When I told my ex-wife that I was going to be a bit late on one of my child support checks she got furious. I explained the situation and the prospects for new clients. She was unfazed and threatened taking action with the attorney general’s office. The second month I still did not have an exact answer for when I could “catch up.” And after a few more threatening emails she stopped talking to me. She wouldn’t even meet with me over the Summer when school was starting up again. “When and how much?” became her standard response to any request for parenting discussion time.
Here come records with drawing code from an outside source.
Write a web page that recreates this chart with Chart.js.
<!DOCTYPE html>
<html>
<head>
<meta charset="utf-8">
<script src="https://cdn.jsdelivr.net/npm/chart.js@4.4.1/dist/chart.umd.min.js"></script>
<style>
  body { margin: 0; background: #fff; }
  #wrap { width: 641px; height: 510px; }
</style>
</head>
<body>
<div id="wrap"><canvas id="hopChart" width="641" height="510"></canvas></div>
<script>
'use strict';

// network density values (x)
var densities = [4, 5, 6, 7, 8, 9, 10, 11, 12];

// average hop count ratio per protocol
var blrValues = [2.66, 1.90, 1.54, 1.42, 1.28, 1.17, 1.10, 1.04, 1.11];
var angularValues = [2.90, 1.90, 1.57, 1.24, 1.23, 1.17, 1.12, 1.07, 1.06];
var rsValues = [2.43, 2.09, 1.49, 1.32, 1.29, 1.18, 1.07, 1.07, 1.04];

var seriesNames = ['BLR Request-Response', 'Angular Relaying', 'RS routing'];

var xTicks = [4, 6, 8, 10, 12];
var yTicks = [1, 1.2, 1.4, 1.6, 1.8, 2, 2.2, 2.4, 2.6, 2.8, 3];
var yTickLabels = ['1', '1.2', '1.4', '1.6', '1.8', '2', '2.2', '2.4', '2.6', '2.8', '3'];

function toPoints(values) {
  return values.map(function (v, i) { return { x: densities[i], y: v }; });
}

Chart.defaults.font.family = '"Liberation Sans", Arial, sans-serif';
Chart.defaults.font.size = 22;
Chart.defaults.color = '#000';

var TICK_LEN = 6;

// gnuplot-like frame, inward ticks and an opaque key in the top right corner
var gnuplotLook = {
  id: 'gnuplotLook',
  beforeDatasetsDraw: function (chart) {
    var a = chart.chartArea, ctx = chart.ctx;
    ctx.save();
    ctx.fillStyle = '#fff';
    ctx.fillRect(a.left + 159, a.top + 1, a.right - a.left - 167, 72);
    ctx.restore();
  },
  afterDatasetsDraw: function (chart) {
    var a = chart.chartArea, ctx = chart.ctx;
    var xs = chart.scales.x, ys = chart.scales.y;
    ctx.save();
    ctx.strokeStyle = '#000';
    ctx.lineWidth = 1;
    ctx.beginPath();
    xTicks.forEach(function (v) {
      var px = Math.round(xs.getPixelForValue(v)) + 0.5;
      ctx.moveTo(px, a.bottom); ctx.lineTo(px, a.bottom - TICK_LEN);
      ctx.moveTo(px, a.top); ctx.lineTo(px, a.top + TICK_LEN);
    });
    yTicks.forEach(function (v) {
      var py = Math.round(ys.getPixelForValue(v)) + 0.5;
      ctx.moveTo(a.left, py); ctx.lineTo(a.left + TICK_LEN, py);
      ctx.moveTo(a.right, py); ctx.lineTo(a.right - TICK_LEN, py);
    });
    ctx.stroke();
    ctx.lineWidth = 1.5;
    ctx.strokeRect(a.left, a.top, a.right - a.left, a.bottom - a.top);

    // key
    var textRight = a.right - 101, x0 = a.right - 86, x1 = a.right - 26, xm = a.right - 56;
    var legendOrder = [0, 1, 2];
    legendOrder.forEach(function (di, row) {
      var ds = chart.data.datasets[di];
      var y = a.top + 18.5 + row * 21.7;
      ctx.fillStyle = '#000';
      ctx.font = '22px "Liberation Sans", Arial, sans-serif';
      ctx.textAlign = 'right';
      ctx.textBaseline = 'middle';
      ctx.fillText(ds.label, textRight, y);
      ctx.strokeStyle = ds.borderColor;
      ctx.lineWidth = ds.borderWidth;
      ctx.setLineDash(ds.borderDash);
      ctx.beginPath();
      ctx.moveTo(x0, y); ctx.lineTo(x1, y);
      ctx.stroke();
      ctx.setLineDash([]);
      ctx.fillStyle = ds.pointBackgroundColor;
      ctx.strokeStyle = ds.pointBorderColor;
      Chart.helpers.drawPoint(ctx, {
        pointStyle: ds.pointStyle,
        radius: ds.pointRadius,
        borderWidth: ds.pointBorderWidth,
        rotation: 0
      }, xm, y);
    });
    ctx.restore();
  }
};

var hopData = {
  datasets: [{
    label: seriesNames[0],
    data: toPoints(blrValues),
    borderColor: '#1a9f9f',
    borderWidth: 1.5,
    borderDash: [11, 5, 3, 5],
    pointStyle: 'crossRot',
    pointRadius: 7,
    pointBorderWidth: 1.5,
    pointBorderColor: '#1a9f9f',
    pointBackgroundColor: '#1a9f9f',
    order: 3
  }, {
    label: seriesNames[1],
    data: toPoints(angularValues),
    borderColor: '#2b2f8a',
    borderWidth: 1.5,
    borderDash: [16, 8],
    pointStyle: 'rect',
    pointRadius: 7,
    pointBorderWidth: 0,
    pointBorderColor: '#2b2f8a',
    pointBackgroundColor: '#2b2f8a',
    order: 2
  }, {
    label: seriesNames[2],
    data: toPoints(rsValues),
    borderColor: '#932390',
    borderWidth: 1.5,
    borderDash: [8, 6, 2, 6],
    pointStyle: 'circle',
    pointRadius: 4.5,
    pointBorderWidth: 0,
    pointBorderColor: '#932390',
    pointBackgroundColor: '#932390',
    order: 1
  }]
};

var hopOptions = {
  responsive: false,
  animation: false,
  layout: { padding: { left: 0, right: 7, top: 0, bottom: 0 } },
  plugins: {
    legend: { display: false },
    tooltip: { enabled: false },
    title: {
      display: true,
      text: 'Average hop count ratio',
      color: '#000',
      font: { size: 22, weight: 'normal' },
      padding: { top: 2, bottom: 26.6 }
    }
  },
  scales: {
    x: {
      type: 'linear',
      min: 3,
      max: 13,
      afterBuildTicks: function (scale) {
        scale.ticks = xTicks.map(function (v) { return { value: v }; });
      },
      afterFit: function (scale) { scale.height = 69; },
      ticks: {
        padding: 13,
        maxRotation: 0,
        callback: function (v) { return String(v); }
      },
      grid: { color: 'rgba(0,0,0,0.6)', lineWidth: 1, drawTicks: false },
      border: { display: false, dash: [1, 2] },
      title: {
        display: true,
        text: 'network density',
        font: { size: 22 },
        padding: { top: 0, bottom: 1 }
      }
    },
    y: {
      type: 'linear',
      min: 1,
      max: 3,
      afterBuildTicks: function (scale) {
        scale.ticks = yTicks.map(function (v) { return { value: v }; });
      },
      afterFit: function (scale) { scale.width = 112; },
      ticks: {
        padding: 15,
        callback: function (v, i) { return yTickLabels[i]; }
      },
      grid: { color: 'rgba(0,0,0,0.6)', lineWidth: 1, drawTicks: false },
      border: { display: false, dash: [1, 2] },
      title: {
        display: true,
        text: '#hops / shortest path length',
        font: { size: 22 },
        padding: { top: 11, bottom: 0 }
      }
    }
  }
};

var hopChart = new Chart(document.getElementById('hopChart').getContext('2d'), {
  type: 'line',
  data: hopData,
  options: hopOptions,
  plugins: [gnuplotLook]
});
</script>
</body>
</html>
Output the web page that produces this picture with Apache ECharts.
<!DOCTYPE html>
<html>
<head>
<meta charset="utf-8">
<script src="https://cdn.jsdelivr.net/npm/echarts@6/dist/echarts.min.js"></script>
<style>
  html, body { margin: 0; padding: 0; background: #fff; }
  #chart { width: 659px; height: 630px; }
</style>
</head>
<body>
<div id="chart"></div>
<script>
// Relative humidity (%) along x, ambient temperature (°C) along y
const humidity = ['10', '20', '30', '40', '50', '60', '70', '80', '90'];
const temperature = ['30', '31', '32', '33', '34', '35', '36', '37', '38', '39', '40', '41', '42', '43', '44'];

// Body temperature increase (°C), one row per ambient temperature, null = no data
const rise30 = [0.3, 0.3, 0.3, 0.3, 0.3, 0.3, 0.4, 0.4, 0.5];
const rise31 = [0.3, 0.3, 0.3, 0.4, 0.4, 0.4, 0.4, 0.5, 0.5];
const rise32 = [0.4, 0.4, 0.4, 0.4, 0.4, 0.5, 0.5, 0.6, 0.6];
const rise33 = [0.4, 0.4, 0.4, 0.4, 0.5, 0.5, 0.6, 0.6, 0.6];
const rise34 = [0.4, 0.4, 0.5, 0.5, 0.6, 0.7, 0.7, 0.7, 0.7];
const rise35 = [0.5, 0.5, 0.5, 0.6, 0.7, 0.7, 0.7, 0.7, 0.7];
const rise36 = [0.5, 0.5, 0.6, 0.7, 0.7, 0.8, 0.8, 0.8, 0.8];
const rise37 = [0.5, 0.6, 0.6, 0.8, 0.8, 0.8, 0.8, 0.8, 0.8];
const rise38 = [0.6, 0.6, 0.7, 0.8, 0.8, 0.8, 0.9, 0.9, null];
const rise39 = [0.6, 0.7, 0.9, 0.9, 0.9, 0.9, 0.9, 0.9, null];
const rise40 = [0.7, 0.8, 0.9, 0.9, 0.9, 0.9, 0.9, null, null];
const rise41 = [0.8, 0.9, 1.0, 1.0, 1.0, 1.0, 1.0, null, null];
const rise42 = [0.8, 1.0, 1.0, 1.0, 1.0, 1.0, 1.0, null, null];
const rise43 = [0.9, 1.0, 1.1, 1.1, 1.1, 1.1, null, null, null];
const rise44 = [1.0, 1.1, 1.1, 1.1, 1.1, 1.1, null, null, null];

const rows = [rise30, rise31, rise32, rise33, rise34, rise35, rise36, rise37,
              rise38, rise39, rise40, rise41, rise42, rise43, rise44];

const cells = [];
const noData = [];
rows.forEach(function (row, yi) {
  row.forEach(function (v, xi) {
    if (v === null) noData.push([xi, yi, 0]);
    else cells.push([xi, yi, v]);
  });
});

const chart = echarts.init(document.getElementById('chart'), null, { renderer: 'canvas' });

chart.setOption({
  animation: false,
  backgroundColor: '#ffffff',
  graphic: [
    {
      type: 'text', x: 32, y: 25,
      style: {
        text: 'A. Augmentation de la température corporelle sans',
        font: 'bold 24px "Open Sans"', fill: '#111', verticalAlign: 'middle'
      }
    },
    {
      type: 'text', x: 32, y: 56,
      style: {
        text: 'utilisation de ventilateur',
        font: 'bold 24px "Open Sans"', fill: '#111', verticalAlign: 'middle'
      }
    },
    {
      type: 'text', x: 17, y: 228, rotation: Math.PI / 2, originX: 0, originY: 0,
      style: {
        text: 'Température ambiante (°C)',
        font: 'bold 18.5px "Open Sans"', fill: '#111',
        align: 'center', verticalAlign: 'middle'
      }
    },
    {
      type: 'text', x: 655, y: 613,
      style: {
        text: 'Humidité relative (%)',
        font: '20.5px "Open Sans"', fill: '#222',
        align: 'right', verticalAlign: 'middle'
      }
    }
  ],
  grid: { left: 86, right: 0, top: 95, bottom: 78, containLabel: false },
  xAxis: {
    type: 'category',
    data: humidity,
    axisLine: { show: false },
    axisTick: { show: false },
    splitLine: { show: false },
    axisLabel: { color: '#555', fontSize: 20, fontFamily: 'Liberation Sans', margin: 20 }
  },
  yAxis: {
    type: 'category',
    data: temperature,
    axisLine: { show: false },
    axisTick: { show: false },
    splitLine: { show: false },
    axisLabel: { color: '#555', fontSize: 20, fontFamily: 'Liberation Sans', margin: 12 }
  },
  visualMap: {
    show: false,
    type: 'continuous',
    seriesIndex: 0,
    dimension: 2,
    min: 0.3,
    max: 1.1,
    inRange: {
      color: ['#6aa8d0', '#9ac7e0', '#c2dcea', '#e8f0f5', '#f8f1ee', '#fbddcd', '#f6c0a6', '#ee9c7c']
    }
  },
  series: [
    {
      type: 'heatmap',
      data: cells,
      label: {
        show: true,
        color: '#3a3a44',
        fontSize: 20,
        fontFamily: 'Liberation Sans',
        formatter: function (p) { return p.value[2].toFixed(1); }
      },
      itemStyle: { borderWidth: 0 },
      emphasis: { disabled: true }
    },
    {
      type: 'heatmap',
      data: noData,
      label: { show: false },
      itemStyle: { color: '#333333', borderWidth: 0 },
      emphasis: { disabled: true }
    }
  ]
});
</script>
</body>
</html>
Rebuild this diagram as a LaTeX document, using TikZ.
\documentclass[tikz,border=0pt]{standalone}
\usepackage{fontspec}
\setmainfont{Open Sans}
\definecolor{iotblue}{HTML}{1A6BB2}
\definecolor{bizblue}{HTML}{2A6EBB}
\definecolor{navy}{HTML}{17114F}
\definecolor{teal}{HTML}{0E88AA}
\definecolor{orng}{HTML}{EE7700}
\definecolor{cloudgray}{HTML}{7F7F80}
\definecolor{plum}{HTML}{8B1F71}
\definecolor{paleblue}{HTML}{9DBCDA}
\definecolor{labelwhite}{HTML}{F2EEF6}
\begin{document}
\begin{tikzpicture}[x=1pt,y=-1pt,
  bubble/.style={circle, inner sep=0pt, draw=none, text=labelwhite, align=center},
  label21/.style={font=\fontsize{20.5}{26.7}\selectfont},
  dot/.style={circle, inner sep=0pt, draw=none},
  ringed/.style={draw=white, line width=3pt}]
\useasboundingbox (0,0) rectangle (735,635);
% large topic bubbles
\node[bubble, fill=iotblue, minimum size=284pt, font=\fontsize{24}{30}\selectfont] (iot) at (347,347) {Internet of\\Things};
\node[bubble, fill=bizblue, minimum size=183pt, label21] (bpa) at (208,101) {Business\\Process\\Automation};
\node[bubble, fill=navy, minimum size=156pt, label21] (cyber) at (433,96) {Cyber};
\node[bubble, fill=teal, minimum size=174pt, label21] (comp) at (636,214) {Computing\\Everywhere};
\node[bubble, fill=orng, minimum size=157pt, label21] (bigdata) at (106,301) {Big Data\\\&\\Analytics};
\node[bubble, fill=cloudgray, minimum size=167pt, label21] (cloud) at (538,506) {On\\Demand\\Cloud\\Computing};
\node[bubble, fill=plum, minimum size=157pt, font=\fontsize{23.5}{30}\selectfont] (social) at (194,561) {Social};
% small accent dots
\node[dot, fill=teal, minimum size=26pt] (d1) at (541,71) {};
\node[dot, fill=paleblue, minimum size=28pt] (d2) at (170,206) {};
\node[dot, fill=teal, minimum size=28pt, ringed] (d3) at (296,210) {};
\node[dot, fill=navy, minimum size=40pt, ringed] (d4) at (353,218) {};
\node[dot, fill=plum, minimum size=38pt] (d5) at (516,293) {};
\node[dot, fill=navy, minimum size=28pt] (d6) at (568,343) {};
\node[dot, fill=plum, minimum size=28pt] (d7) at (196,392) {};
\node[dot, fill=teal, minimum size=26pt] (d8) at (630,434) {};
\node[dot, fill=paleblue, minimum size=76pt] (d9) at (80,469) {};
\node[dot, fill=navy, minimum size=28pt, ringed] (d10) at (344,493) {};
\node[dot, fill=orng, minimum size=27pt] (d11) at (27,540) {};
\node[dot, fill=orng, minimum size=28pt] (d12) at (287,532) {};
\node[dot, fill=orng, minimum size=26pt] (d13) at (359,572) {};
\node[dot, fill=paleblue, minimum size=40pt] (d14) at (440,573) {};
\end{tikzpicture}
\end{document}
We withdrew into our fighting corners. She threatened. I pleaded. I looked for new business for the company I was working for. I struggled to make my mortgage and keep the lights on. I was burning through my retirement to make child support payments and when that ran out I ran out of options. She was mad. She was mad like she had been mad when we were married. It was my fault that she was mad. I was the reason for her pain and anguish. All of it. Except we know that’s not the way anger and anguish work.

Even at this time I could only focus on myself and my issues. I was working contract jobs for a small handful of clients but was not making money to make my mortgage and/or child support payments. My employer had lost a primary client that had kept me on the payroll. Nothing I said or did, short of delivering a check to her, was enough for her to relent or even discuss options with me. She was done and she let me know she would deliver our decree to the AG’s office by the end of the Summer. And that’s just what she did.

Now, about three years later, she is still owed this debt. The money I should’ve been making during our divorce, and the payments I should’ve been paying her, and now the debt I owe her has become a lien on my credit account. Yes, she has transformed me, a good-natured, honest, and transparent dad, into a deadbeat dad, in the eyes of the state and the credit bureaus. This new black mark on my record killed more than one job opportunity in the last few years.

This past week, when we reported to the AG’s office to reset the child support payments based on what I am actually making, she was still pissed about the money I “owe” her. I’m still her biggest problem. If I’d just pay her all the money I should’ve paid her, from money I should’ve been earning, then things would be just fine.

I tried this same kind of logic while we were married. If I could just get enough money in the bank she would relax. If I could get more of the chores done, hire a made once a week, and do the dishes every night, she would be happy. If I could get everything done and get an activity for the kids to do maybe then she’d entertain the idea of sex. Except there was usually a reason or two, an issue or two, that I had not anticipated or taken care of.

See, she was waiting for me to change. She was depending on me for some happiness that simply was not inside of her. Another person cannot make you happy. Sure, their actions can make you madder than hell, and sometimes their actions can be pleasing to you, but happiness is more of an internal thing. Happiness is a personal responsibility. That my ex-wife is still focused on me as part of her unhappiness just shows how much she still has to learn about compassion and self-improvement.

I am not responsible for my ex-wife’s happiness. The debt I owe her, money I did not make and therefore did not have to give her a portion of, is not going to make her happy. She’s not happy. She’s still unhappy about the way I’m treating her.

For me, I have moved on. I am dealing with the stress of the AG’s lien. I’m in a new relationship and feeling as happy and centered as I’ve ever been in my life. See, I know my happiness begins and ends with me and my thoughts. Even my ex-wife’s rage and antics don’t bring me down. She lost that power over me years ago when she decided to divorce me. And of course, I was learning that she never had that power to begin with. By focusing on my own issues and my own faults I am responsible for my actions. I am responsible for how I wake up each day and attack the hill with joy or anger.

I’m a happy climber. And I’m in a relationship now with another happy climber. There’s always going to be hills in life, and it is your attitude about your own work ahead that makes the difference.